PROBLEM TO SOLVE: Below is a listing; restate from it, character for character, the lines beginning at the line holding "Rebuild this chart" and ending at the line holding "plt.rcParams['font.family'] = ['DejaVu Sans']", both included.

SUPPLIED DATA:
- - - -
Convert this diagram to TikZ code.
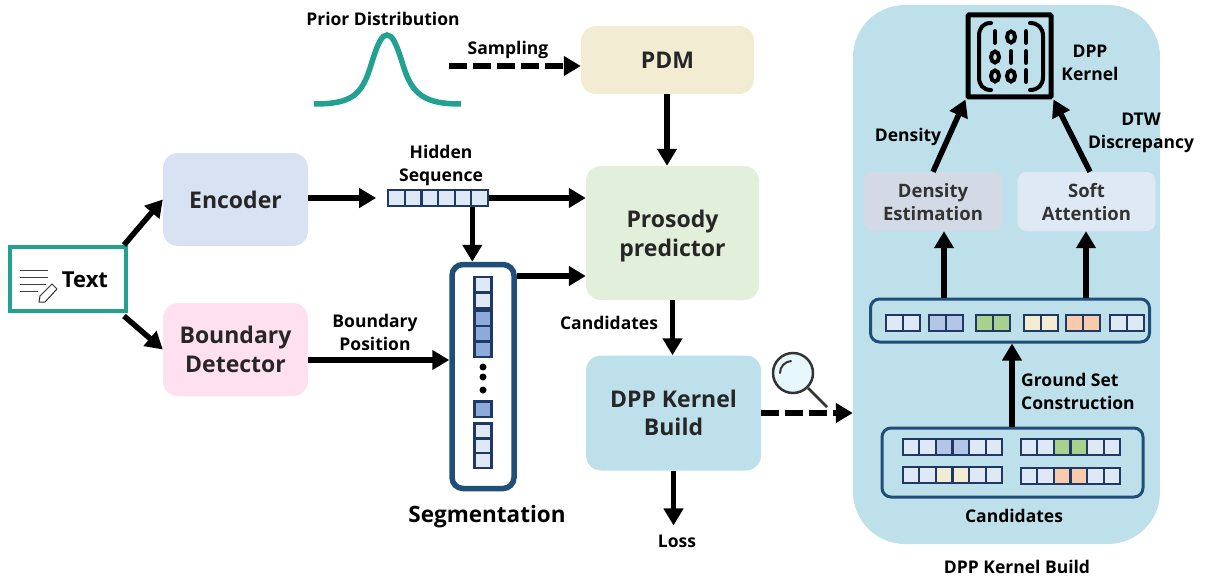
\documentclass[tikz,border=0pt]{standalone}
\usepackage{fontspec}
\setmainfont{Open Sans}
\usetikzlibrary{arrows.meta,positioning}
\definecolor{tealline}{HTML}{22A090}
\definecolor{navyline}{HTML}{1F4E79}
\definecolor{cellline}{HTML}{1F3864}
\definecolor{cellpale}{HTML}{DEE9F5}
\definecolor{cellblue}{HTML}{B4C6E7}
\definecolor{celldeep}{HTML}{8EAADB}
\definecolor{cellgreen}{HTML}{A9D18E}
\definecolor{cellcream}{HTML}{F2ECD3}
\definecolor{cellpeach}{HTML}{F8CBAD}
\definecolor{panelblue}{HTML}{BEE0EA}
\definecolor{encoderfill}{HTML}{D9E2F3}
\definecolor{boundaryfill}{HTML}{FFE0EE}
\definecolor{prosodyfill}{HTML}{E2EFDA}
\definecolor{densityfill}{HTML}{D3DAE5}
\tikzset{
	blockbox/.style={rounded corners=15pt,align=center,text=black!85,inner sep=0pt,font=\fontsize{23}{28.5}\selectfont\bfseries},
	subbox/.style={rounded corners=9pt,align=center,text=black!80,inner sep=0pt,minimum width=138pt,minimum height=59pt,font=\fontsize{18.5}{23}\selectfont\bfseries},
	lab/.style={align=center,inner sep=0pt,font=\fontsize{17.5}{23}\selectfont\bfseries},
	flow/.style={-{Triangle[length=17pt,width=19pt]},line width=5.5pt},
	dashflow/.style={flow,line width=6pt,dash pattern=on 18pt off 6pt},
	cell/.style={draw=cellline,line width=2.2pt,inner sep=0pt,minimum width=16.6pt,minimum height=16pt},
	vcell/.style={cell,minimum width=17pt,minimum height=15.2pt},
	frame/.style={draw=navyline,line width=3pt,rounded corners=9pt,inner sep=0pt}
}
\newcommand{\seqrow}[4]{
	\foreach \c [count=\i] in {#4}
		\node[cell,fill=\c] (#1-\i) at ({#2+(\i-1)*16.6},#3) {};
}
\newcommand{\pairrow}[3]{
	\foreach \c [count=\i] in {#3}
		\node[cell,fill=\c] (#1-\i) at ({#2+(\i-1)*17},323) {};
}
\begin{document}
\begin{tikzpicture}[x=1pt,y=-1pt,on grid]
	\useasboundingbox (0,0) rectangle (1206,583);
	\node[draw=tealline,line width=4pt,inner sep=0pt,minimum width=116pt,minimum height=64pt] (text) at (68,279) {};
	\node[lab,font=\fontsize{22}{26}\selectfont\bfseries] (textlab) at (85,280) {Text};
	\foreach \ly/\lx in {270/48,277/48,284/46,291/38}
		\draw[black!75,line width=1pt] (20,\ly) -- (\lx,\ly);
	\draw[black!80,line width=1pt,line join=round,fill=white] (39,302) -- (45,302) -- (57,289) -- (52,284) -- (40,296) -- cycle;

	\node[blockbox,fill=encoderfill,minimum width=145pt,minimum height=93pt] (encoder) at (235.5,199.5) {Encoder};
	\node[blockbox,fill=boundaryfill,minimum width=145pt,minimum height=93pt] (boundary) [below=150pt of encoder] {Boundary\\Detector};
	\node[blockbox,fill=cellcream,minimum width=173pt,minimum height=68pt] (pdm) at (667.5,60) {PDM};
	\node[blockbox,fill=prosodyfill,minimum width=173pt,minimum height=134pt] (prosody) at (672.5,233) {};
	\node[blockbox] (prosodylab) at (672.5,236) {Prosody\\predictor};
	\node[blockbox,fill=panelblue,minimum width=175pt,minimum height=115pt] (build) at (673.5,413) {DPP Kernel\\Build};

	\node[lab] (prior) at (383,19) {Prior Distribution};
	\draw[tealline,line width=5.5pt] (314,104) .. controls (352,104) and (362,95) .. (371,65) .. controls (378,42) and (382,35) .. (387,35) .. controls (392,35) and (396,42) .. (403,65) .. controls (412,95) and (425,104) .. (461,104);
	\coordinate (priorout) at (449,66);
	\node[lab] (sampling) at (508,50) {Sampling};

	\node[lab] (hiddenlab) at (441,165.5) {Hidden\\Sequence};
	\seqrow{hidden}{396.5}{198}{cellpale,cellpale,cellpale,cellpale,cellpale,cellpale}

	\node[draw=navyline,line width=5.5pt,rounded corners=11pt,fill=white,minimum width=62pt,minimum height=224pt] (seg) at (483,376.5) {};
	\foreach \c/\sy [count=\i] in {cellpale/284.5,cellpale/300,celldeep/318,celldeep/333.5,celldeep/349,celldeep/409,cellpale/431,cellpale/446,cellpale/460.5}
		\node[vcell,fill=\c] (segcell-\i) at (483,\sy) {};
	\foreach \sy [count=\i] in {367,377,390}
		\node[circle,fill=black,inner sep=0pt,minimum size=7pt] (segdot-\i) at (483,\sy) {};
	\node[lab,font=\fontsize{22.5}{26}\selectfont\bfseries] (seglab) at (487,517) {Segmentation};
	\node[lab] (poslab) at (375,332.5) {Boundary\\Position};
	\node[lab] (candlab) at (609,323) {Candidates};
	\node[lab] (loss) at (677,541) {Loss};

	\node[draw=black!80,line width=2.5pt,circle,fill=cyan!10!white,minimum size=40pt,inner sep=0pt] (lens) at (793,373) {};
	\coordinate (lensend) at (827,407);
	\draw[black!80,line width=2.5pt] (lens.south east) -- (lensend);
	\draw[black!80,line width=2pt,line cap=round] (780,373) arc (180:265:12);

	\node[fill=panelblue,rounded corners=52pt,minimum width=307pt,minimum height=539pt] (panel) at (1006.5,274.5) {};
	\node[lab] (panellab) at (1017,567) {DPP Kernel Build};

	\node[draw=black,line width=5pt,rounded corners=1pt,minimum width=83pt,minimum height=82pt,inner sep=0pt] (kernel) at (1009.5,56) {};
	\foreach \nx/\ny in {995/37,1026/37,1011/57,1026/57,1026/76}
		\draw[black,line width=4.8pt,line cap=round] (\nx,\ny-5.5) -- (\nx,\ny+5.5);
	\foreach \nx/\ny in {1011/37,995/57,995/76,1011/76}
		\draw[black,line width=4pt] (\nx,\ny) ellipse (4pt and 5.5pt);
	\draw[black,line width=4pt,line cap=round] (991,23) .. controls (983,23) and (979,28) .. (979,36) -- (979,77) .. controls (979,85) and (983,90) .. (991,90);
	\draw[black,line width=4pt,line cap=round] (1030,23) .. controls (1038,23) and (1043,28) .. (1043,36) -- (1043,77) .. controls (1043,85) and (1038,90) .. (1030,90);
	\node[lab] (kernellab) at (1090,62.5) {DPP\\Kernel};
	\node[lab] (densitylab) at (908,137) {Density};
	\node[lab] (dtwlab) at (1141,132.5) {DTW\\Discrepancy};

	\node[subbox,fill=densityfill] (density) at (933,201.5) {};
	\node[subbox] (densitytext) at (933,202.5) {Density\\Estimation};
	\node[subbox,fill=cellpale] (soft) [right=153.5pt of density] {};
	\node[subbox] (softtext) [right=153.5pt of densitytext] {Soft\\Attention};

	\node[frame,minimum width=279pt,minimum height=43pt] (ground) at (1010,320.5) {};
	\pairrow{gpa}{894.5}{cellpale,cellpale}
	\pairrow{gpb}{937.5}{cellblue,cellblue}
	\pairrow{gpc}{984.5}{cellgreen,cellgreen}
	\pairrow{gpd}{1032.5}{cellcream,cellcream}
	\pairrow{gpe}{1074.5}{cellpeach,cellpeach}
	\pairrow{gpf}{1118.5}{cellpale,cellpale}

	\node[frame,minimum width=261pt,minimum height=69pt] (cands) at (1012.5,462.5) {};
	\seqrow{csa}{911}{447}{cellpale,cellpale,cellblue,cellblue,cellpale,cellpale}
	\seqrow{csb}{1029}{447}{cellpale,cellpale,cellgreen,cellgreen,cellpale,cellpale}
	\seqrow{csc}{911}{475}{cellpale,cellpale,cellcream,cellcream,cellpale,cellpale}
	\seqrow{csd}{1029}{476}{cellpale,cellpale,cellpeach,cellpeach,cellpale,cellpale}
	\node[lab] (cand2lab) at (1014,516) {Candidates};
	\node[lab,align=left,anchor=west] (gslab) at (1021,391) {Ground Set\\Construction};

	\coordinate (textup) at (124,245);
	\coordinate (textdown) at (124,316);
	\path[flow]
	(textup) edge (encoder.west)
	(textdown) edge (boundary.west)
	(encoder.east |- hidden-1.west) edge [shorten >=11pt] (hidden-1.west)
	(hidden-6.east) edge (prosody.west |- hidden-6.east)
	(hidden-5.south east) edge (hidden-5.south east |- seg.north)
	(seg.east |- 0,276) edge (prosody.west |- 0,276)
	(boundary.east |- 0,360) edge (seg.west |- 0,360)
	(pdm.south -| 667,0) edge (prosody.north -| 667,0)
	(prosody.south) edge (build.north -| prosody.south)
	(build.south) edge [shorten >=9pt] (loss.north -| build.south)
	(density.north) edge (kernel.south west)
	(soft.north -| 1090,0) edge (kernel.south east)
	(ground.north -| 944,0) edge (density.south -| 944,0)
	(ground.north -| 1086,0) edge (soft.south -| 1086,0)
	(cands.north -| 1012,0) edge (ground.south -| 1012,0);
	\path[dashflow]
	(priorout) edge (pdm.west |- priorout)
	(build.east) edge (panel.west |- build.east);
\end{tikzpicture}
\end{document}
- - - -
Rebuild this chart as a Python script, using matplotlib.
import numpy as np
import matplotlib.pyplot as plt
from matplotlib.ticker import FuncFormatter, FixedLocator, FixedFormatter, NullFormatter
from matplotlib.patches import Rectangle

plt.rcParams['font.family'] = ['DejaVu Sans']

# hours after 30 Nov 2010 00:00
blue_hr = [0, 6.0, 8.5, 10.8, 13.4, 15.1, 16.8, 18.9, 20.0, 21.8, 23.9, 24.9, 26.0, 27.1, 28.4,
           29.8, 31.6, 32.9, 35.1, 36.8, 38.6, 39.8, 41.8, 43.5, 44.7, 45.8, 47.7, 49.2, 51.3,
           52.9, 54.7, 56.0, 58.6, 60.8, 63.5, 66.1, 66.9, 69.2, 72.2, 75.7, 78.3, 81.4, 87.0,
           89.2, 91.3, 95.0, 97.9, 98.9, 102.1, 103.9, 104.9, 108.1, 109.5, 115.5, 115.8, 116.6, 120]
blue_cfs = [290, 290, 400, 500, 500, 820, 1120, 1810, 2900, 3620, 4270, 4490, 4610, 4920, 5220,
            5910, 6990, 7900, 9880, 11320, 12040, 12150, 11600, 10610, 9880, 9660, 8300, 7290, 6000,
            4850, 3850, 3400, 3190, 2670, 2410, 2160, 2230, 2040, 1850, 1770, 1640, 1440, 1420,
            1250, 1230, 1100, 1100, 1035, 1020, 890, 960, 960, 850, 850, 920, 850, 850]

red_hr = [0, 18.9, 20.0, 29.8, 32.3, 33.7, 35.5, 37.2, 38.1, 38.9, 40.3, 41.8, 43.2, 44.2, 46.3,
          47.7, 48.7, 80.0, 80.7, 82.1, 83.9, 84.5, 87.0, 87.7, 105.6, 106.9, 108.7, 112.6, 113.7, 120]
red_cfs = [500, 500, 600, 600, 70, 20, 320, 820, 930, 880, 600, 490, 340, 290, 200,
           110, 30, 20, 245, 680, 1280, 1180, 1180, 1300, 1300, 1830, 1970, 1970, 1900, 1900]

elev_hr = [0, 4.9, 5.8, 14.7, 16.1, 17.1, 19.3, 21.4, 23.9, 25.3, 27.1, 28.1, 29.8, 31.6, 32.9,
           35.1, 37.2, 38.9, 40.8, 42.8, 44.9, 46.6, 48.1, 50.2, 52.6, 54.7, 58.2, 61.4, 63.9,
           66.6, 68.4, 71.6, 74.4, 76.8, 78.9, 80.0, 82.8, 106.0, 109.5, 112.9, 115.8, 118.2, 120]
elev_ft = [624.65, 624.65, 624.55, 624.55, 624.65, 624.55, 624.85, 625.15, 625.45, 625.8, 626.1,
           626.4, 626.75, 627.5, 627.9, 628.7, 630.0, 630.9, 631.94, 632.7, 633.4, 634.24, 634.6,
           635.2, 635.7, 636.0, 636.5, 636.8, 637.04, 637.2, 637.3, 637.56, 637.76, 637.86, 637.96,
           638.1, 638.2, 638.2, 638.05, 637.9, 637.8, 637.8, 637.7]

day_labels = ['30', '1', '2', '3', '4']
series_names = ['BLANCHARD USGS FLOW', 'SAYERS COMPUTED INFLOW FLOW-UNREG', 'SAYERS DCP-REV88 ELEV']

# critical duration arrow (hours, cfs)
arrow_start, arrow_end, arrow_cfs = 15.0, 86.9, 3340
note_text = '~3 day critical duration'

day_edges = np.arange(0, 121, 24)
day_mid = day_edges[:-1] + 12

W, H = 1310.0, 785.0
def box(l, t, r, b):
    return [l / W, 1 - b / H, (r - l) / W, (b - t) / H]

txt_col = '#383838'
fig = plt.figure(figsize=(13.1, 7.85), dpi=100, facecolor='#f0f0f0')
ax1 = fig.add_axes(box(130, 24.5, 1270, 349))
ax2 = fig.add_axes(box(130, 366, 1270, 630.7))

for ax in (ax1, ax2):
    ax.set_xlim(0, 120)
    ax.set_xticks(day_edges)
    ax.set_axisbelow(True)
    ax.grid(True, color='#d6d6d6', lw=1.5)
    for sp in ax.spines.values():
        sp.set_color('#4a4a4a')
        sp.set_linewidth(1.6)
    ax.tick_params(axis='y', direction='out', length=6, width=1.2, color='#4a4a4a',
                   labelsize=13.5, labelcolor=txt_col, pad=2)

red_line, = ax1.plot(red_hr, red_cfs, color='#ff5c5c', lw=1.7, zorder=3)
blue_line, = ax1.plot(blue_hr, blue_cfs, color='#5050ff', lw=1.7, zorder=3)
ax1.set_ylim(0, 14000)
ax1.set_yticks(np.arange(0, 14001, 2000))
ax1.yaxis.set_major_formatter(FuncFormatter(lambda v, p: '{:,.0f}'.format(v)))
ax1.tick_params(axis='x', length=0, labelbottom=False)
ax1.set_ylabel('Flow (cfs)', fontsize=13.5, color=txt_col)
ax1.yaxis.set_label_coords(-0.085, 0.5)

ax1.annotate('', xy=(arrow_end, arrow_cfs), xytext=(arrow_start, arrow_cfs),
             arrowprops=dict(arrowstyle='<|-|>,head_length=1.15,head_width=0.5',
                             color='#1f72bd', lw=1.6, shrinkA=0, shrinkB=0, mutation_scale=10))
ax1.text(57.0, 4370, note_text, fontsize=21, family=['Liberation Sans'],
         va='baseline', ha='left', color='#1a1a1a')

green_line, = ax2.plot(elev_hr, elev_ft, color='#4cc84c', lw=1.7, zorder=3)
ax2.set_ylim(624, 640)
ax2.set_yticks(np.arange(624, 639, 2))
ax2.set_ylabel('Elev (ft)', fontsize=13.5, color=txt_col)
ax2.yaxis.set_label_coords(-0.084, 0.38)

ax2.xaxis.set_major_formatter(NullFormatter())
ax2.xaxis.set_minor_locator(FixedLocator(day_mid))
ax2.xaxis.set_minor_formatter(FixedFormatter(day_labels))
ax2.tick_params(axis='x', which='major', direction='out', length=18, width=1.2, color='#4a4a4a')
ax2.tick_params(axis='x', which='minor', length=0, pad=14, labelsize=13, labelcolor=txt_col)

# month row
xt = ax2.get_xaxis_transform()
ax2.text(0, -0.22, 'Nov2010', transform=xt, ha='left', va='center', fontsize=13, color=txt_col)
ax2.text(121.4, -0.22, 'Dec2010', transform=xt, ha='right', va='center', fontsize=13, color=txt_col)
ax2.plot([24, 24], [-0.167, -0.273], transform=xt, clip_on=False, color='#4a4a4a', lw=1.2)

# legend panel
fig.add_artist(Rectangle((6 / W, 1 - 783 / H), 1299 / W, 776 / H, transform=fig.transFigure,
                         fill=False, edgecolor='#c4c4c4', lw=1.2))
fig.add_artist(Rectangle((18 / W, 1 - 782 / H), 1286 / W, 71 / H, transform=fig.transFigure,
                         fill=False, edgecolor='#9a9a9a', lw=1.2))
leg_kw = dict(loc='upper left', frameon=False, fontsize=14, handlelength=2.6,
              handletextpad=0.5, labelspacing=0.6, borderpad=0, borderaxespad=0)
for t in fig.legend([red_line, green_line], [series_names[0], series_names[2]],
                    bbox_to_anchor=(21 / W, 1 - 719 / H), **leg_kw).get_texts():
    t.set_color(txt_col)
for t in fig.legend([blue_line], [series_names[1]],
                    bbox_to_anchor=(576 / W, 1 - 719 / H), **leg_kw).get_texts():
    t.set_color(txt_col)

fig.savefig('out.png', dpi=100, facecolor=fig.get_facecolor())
- - - -
FINAL RESULT:
Rebuild this chart as a Python script, using matplotlib.
import numpy as np
import matplotlib.pyplot as plt
from matplotlib.ticker import FuncFormatter, FixedLocator, FixedFormatter, NullFormatter
from matplotlib.patches import Rectangle

plt.rcParams['font.family'] = ['DejaVu Sans']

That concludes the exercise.